Die deconstructie gaf uiteindelijk de aanleiding tot de reconstructie van Talbot en de band, die zich ook in een moeilijke periode bevond. “Het voelde alsof we met het album iets bouwden waarmee we tegelijkertijd onszelf weer oprichtten,” zegt de zanger. Het vormt een deel van de verklaring van de albumtitel. Talbot: “Het brutalisme was de stijl waarin Groot-Brittannië werd herbouwd na de vernietigingen die door de Duitsers waren aangericht in de Tweede Wereldoorlog. Men bouwde snel betonnen gebouwen, zoals scholen en parkeergarages, om de samenleving weer sterk te maken.”

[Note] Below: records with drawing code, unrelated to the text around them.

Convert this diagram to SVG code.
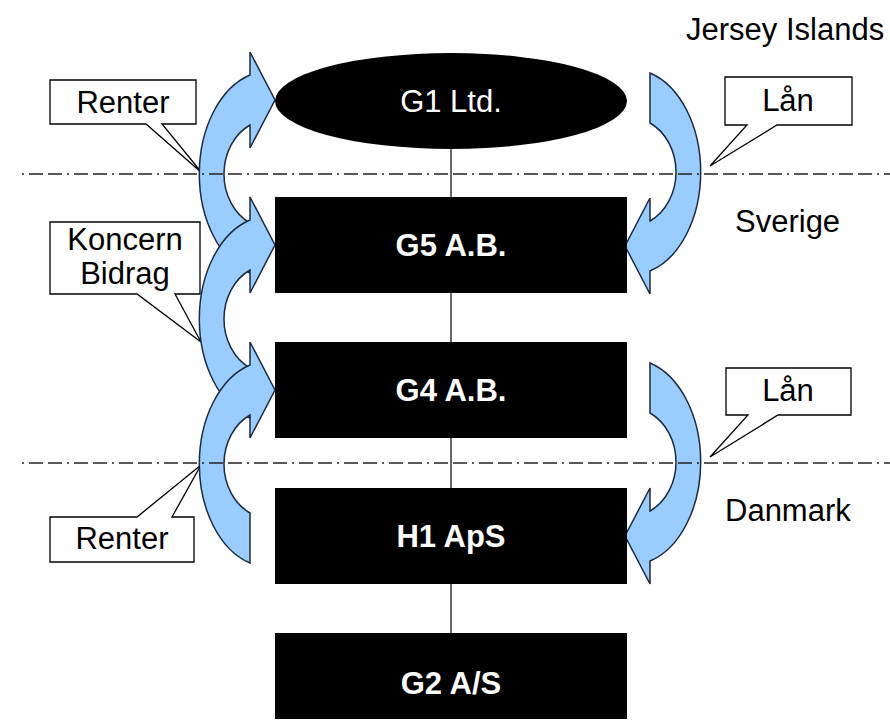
<svg xmlns="http://www.w3.org/2000/svg" xmlns:xlink="http://www.w3.org/1999/xlink" width="890" height="724" viewBox="0 0 890 724">
  <style>
    .lbl { font-family: "Liberation Sans", Arial, sans-serif; font-size: 31px; fill: #000; }
    .nodeTxt { font-family: "Liberation Sans", Arial, sans-serif; font-size: 31px; fill: #fff; text-anchor: middle; }
    .bold { font-weight: bold; }
    .node { fill: #000; }
    .link { stroke: #333; stroke-width: 1.5; fill: none; }
    .border { stroke: #222; stroke-width: 1.5; fill: none; stroke-dasharray: 2 5 14 5 14 5; }
    .callout { fill: #fff; stroke: #000; stroke-width: 1.3; stroke-linejoin: miter; }
    .flow { fill: #99ccff; stroke: #1c2a40; stroke-width: 1.5; stroke-linejoin: miter; }
    .mid { text-anchor: middle; }
  </style>
  <defs>
    <!-- curved flow arrow, pivot at (450,0); head at top pointing right -->
    <path id="curl" d="M -200 99 A 70 103 0 0 1 -200 -99 L -200 -122 L -175 -74 L -200 -26 L -200 -49 A 46 54.4 0 0 0 -200 49 Z"/>
  </defs>

  <rect width="890" height="724" fill="#fff"/>

  <!-- connectors: ownership chain -->
  <g id="connectors">
    <line class="link" x1="451" y1="149" x2="451" y2="197"/>
    <line class="link" x1="451" y1="293" x2="451" y2="342"/>
    <line class="link" x1="451" y1="438" x2="451" y2="488"/>
    <line class="link" x1="451" y1="584" x2="451" y2="633"/>
  </g>

  <!-- callout labels -->
  <g id="callouts">
    <path class="callout" d="M50,80 H196 V124 H162 L202,173 L146,124 H50 Z"/>
    <text class="lbl mid" x="123" y="113">Renter</text>
    <path class="callout" d="M725,77 H852 V125 H777 L710,166 L747,125 H725 Z"/>
    <text class="lbl mid" x="788" y="111">Lån</text>
    <path class="callout" d="M50,222 H200 V294 H175 L201,342 L137,294 H50 Z"/>
    <text class="lbl mid" x="125" y="250">Koncern</text>
    <text class="lbl mid" x="125" y="284">Bidrag</text>
    <path class="callout" d="M726,368 H851 V415 H778 L710,457 L748,415 H726 Z"/>
    <text class="lbl mid" x="788" y="401">Lån</text>
    <path class="callout" d="M50,517 H137 L201,465 L172,517 H194 V562 H50 Z"/>
    <text class="lbl mid" x="122" y="549">Renter</text>
  </g>

  <!-- money flows -->
  <g id="flows">
    <use xlink:href="#curl" class="flow" transform="translate(450,174)"/>
    <use xlink:href="#curl" class="flow" transform="translate(450,319)"/>
    <use xlink:href="#curl" class="flow" transform="translate(450,464)"/>
    <use xlink:href="#curl" class="flow" transform="translate(450,172) rotate(180)"/>
    <use xlink:href="#curl" class="flow" transform="translate(450,462) rotate(180)"/>
  </g>

  <!-- country borders -->
  <g id="borders">
    <line class="border" x1="22" y1="174" x2="890" y2="174"/>
    <line class="border" x1="22" y1="463" x2="890" y2="463"/>
  </g>

  <!-- jurisdictions -->
  <g id="regions">
    <text class="lbl" x="686" y="40">Jersey Islands</text>
    <text class="lbl" x="735" y="232">Sverige</text>
    <text class="lbl" x="725" y="521">Danmark</text>
  </g>

  <!-- companies -->
  <g id="g1">
    <ellipse class="node" cx="451" cy="101" rx="176" ry="48"/>
    <text class="nodeTxt" x="451" y="112">G1 Ltd.</text>
  </g>
  <g id="g5">
    <rect class="node" x="275" y="197" width="352" height="96"/>
    <text class="nodeTxt bold" x="451" y="256">G5 A.B.</text>
  </g>
  <g id="g4">
    <rect class="node" x="275" y="342" width="352" height="96"/>
    <text class="nodeTxt bold" x="451" y="401">G4 A.B.</text>
  </g>
  <g id="h1">
    <rect class="node" x="275" y="488" width="352" height="96"/>
    <text class="nodeTxt bold" x="451" y="547">H1 ApS</text>
  </g>
  <g id="g2">
    <rect class="node" x="275" y="633" width="352" height="86"/>
    <text class="nodeTxt bold" x="451" y="694">G2 A/S</text>
  </g>
</svg>
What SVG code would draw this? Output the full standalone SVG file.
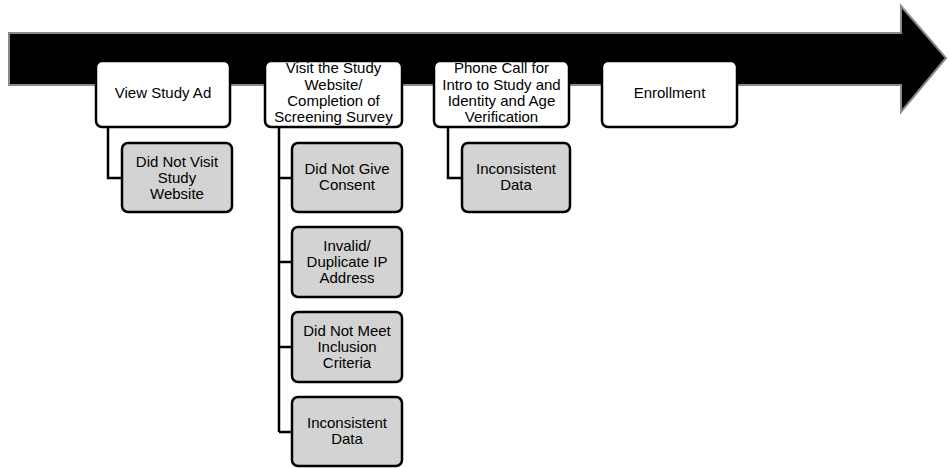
<svg xmlns="http://www.w3.org/2000/svg" width="949" height="468" viewBox="0 0 949 468">
<style>
.main{fill:#ffffff;stroke:#000;stroke-width:2.5}
.sub{fill:#d3d3d3;stroke:#000;stroke-width:2.5}
.t{font-family:"Liberation Sans",Arial,sans-serif;font-size:15px;fill:#000;text-anchor:middle}
.c{fill:none;stroke:#000;stroke-width:2.5}
</style>
<rect width="949" height="468" fill="#fff"/>
<g id="timeline-arrow">
<polygon points="9,33 901,33 901,6 946,58 901,112 901,85 9,85" fill="#000" stroke="#8a8a8a" stroke-width="2"/>
</g>
<g id="connectors">
<path class="c" d="M108,127 V178 H122"/>
<path class="c" d="M279,127 V432 M279,178 H292 M279,262 H292 M279,347 H292 M279,432 H292"/>
<path class="c" d="M448,127 V178 H462"/>
</g>
<g id="view-study-ad">
<rect class="main" x="96" y="61" width="134" height="66" rx="6"/>
<text class="t" x="163" y="98">View Study Ad</text>
</g>
<g id="visit-website">
<rect class="main" x="265" y="61" width="137" height="66" rx="6"/>
<text class="t" x="333.5" y="73">Visit the Study</text>
<text class="t" x="333.5" y="89.5">Website/</text>
<text class="t" x="333.5" y="105.5">Completion of</text>
<text class="t" x="333.5" y="122">Screening Survey</text>
</g>
<g id="phone-call">
<rect class="main" x="434" y="61" width="135" height="66" rx="6"/>
<text class="t" x="501.5" y="73">Phone Call for</text>
<text class="t" x="501.5" y="89.5">Intro to Study and</text>
<text class="t" x="501.5" y="105.5">Identity and Age</text>
<text class="t" x="501.5" y="122">Verification</text>
</g>
<g id="enrollment">
<rect class="main" x="602" y="61" width="135" height="66" rx="6"/>
<text class="t" x="669.5" y="98">Enrollment</text>
</g>
<g id="did-not-visit">
<rect class="sub" x="122" y="143" width="110" height="69" rx="6"/>
<text class="t" x="177" y="167">Did Not Visit</text>
<text class="t" x="177" y="183">Study</text>
<text class="t" x="177" y="199">Website</text>
</g>
<g id="no-consent">
<rect class="sub" x="292" y="143" width="110" height="69" rx="6"/>
<text class="t" x="347" y="174">Did Not Give</text>
<text class="t" x="347" y="190">Consent</text>
</g>
<g id="invalid-ip">
<rect class="sub" x="292" y="227" width="110" height="70" rx="6"/>
<text class="t" x="347" y="251">Invalid/</text>
<text class="t" x="347" y="267">Duplicate IP</text>
<text class="t" x="347" y="283">Address</text>
</g>
<g id="inclusion">
<rect class="sub" x="292" y="312" width="110" height="70" rx="6"/>
<text class="t" x="347" y="336">Did Not Meet</text>
<text class="t" x="347" y="352">Inclusion</text>
<text class="t" x="347" y="368">Criteria</text>
</g>
<g id="inconsistent-2">
<rect class="sub" x="292" y="397" width="110" height="69" rx="6"/>
<text class="t" x="347" y="428">Inconsistent</text>
<text class="t" x="347" y="444">Data</text>
</g>
<g id="inconsistent-3">
<rect class="sub" x="462" y="143" width="108" height="69" rx="6"/>
<text class="t" x="516" y="174">Inconsistent</text>
<text class="t" x="516" y="190">Data</text>
</g>
</svg>
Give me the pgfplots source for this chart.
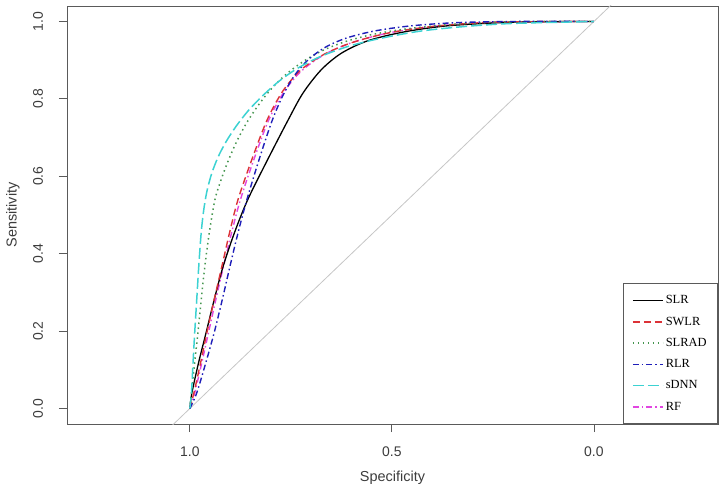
\documentclass[border=0pt]{standalone}
\usepackage{pgfplots}
\pgfplotsset{compat=1.18}
\usepackage{fontspec}
\setmainfont{Liberation Serif}
\newfontfamily\arial{Liberation Sans}

\definecolor{axgray}{RGB}{90,90,90}
\definecolor{labgray}{RGB}{60,60,60}
\definecolor{colSLR}{RGB}{0,0,0}
\definecolor{colSWLR}{RGB}{220,50,55}
\definecolor{colSLRAD}{RGB}{70,150,80}
\definecolor{colRLR}{RGB}{30,30,185}
\definecolor{colSDNN}{RGB}{60,210,210}
\definecolor{colRF}{RGB}{225,70,225}

\begin{document}
\begin{tikzpicture}
\begin{axis}[name=ax, scale only axis, width=651bp, height=418bp,
  x dir=reverse, xmin=-0.307, xmax=1.304, ymin=-0.04, ymax=1.04,
  xtick={0,0.5,1}, xticklabels={0.0,0.5,1.0},
  ytick={0,0.2,0.4,0.6,0.8,1.0}, yticklabels={0.0,0.2,0.4,0.6,0.8,1.0},
  xtick pos=bottom, ytick pos=left,
  tick align=outside, major tick length=8bp,
  tick style={color=axgray, line width=0.8pt},
  axis line style={color=axgray, line width=0.9pt},
  ticklabel style={font=\arial\fontsize{14}{16}\selectfont, text=labgray},
  xticklabel style={anchor=center, yshift=-20bp},
  yticklabel style={xshift=-21bp, rotate=90, anchor=center},
  xlabel={Specificity}, ylabel={Sensitivity},
  label style={font=\arial\fontsize{14.5}{16}\selectfont, text=labgray},
  xlabel style={at={(axis description cs:0.5,-0.1292)}, anchor=center},
  ylabel style={at={(axis description cs:-0.083,0.5)}, anchor=center},
  legend style={at={(rel axis cs:1,0)}, anchor=south east, draw=axgray, line width=0.8pt,
    font=\fontsize{12.5}{14}\selectfont, inner xsep=9bp, inner ysep=10bp,
    row sep=7.6bp, column sep=0bp},
  legend cell align=left,
  legend image code/.code={\draw[#1, line width=1.6pt] (0bp,0bp) -- (30bp,0bp);},
  every axis plot/.append style={smooth, tension=0.5},
]
% chance line
\addplot[gray!45, line width=0.8pt, forget plot, sharp plot] coordinates {(1.1,-0.1) (-0.1,1.1)};
% RF (mostly hidden underneath)
\addplot[draw=colRF, line width=1.4pt, dash pattern=on 6bp off 3bp on 1.5bp off 3bp, forget plot] coordinates {
(1,0) (0.988,0.04) (0.970,0.12) (0.954,0.195) (0.936,0.28) (0.917,0.366) (0.897,0.453) (0.875,0.539)
(0.842,0.642) (0.805,0.745) (0.767,0.818) (0.724,0.872) (0.668,0.914) (0.600,0.945) (0.51,0.970)
(0.40,0.987) (0.25,0.998) (0,1)};
% SLR
\addplot[draw=colSLR, line width=1.3pt] coordinates {
(1,0) (0.995,0.04) (0.978,0.12) (0.960,0.195) (0.940,0.28) (0.918,0.366) (0.890,0.453) (0.857,0.539)
(0.808,0.642) (0.757,0.745) (0.720,0.815) (0.675,0.875) (0.625,0.918) (0.560,0.950) (0.470,0.973)
(0.360,0.989) (0.200,0.998) (0,1)};
\addlegendentry{SLR}
% SWLR
\addplot[draw=colSWLR, line width=1.4pt, dash pattern=on 7bp off 4bp] coordinates {
(1,0) (0.990,0.04) (0.973,0.12) (0.958,0.195) (0.940,0.28) (0.921,0.366) (0.902,0.453) (0.881,0.539)
(0.847,0.642) (0.809,0.745) (0.770,0.820) (0.725,0.875) (0.668,0.915) (0.600,0.945) (0.510,0.970)
(0.400,0.987) (0.250,0.998) (0,1)};
\addlegendentry{SWLR}
% SLRAD
\addplot[draw=colSLRAD, line width=1.5pt, dash pattern=on 1.5bp off 3.5bp] coordinates {
(1,0) (0.996,0.04) (0.988,0.12) (0.980,0.195) (0.972,0.28) (0.963,0.366) (0.952,0.453) (0.938,0.539)
(0.923,0.590) (0.905,0.640) (0.884,0.690) (0.860,0.737) (0.833,0.780) (0.805,0.818) (0.775,0.851)
(0.742,0.880) (0.705,0.906) (0.663,0.929) (0.612,0.949) (0.550,0.966) (0.470,0.980) (0.370,0.991)
(0.250,0.998) (0.120,1.0) (0,1)};
\addlegendentry{SLRAD}
% RLR
\addplot[draw=colRLR, line width=1.4pt, dash pattern=on 6bp off 3bp on 1.5bp off 3bp] coordinates {
(1,0) (0.983,0.04) (0.960,0.12) (0.940,0.195) (0.920,0.28) (0.901,0.366) (0.881,0.453) (0.859,0.539)
(0.829,0.642) (0.797,0.742) (0.770,0.808) (0.740,0.862) (0.705,0.903) (0.662,0.935) (0.610,0.958)
(0.540,0.976) (0.450,0.989) (0.340,0.997) (0.200,1.0) (0,1)};
\addlegendentry{RLR}
% sDNN
\addplot[draw=colSDNN, line width=1.5pt, dash pattern=on 11bp off 4bp] coordinates {
(1,0) (0.996,0.04) (0.992,0.12) (0.988,0.195) (0.983,0.28) (0.978,0.366) (0.972,0.453) (0.966,0.510)
(0.958,0.560) (0.946,0.607) (0.930,0.650) (0.910,0.690) (0.885,0.730) (0.855,0.770) (0.820,0.808)
(0.780,0.845) (0.735,0.878) (0.680,0.908) (0.610,0.935) (0.530,0.956) (0.430,0.975) (0.320,0.987)
(0.200,0.995) (0,1)};
\addlegendentry{sDNN}
\addlegendimage{draw=colRF, dash pattern=on 6bp off 3bp on 1.5bp off 3bp}
\addlegendentry{RF}
\end{axis}
\pgfresetboundingbox
\path ([shift={(-67bp,-67bp)}]ax.south west) rectangle ([shift={(6bp,6bp)}]ax.north east);
\end{tikzpicture}
\end{document}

Wie naar het album luistert (en dat is aan te raden), heeft waarschijnlijk wel door wat de andere reden voor de naam van de plaat is. “Toen we het album aan het schrijven waren, kregen we al snel door dat het nogal brutal klonk”, herinnert Talbot zich. “We waren echt muren van geluid aan het metselen. We beschouwden het album als één blok beton.” En een blok beton, dat is Brutalism. Veel meer dan de eerdere EP’s die IDLES in de voorgaande jaren uitbracht. De plaat past in een ongelofelijke ontwikkeling die de band uit Bristol qua sound en stijl doormaakte. Een bewuste beslissing was dat volgens Talbot niet. “Die overgang vond op een heel natuurlijke manier plaats. We kwamen erachter dat het geluid dat we eerder hadden eigenlijk niet echt bij ons paste. In de tussentijd hadden we onszelf en onze instrumenten beter leren kennen. We kregen meer vertrouwen in onszelf en voelden niet meer de behoefte om bewust of onbewust andere bands na te apen.”

 

 

Kortom, het geluid van IDLES werd harder. Talbots teksten volgden. Op Brutalism zijn ze soms zo eerlijk dat het pijn doet ze aan te horen. De zanger is zo open over zijn persoonlijke problemen dat het haast onmogelijk lijkt dat het schrijfproces een ontspannen onderneming was. Vond Talbot het niet moeilijk zich zo bloot te geven? “Nooit. Eerlijkheid is absoluut noodzakelijk”, zegt de Brit vastbesloten. “Ik zou niet weten waarom ik teksten zou schrijven als ze niet eens eerlijk waren. Onze muziek is een uitlaatklep van emoties, dus ik moet wel eerlijk zijn over die emoties. Sommige bands nemen je mee op een reis, hun muziek draait om escapisme. Ik ben een realist.”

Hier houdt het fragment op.